Not Applicable
The present invention relates generally to data encoding and more specifically, to physical coding and decoding techniques for segregating and reliably communicating data over a plurality of serial channels.
In recent years there has been an increasing desire to produce electronic products which operate at ever increasing speeds. Of particular note in this regard are telecommunications devices such as routers, bridges and switches. While typical communication line rates for such devices were 10 megabits per second (mbps) for Ethernet transmissions less than a decade ago, 100 mbps Ethernet line rates have now become commonplace. Moreover, devices are currently being deployed which support ten gigabit per second (gbps) Ethernet line rates.
Data is typically received at an input port of a telecommunications device over a high speed serial communications link. Received data is converted to a parallel word format in accordance with a specified media access control (MAC) protocol for processing within the device. The width of the parallel data output from the MAC protocol is typically specified for the respective MAC protocol. A 10 gigabit per second Ethernet protocol has been described having a MAC output using a 64 bit wide data word. At such high data rates, the transport of data within the device can be problematic.

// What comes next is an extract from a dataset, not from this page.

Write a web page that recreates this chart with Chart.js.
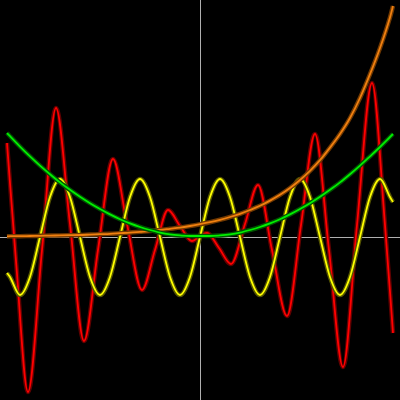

While data can be transported through the device as a parallel word to achieve workable clock rates, such is undesirable for a number of reasons. First, wide bus widths consume substantial space on the printed circuit boards for the numerous conductive paths which are required. Second, passing large numbers of conductive signals through backplanes requires large numbers of connector contacts as well as drivers and receivers. Often, it is undesirable to provide for the large number of connector contacts that are required to accommodate a 64 bit wide or greater width parallel bus. Additionally, it is recognized that interconnections through backplane connectors contribute to system unreliability and for this reason as well it is preferable to minimize the number of signal paths through backplanes and connectors. Finally, numerous integrated circuits are required in terms of drivers and receivers to interface to wide parallel buses.
In order to minimize the number of printed circuit board runs and backplane connections, parallel data has been segregated into narrower parallel data words and the respective words have been serialized for transmission over a plurality of serial channels. This technique can result in the introduction of near end and far end crosstalk in adjacent channels that can introduce data errors in the transmission. Furthermore, complex techniques and/or substantial overhead in terms of signal bandwidth and circuitry have typically been necessary to accomplish synchronization and/or framing in such systems.
Moreover, it is desirable to be able for the receive logic to be able to be acquire synchronization of serially transmitted data xe2x80x9cblindxe2x80x9d; i.e. without the use of additional synchronization signal lines since the transport of separate synchronization signals also adds to the number of printed circuit board runs and connector contacts that are needed.
It would therefore be desirable to have a data coding, decoding and transport technique which allows the transmission of data reliably through a telecommunications device without employing wide parallel buses and which permits blind acquisition of synchronization at the receiver and reassembly of the transmitted data words.
In accordance with the present invention, a method and apparatus for transporting data reliably over a plurality of serial channels is disclosed. Physical coding sublayer logic receives a parallel data word from a system interface. The parallel data word includes data of a first data channel and a monitor channel. The monitor channel is employed to convey supervisory or other information in a second data channel that is independent of the data conveyed in the first data channel. A monitor channel and the parallel data data word are applied to an error correction code generator and a error correction code (ECC) is generated. The parallel data word is divided into a plurality of lesser width data words. Selected bits of the ECC code and the monitor channel are appended to the lesser width parallel data words in a predetermined manner to form a plurality of extended lesser width parallel data words corresponding in number to the number of lesser width parallel data words. The extended lesser width parallel data words are serialized in respective serializers and transmitted over a plurality of serial data links.
Each serial channel also includes two parity bits. The first parity bit is employed for error detection and correction and additionally carries control state information. The parity bits are generated such that proper parity is indicated if the XOR sum of all bits within a channel (including the first and second parity bits) equals 1. This property is used to obtain proper word framing at receive logic within the physical coding sublayer. The second parity bit in each channel is generated such that the XOR sum of all of the second parity bits equals 0 when the channels are properly aligned. Proper word framing and alignment is verified by testing framing and alignment over a predetermined number of word samples.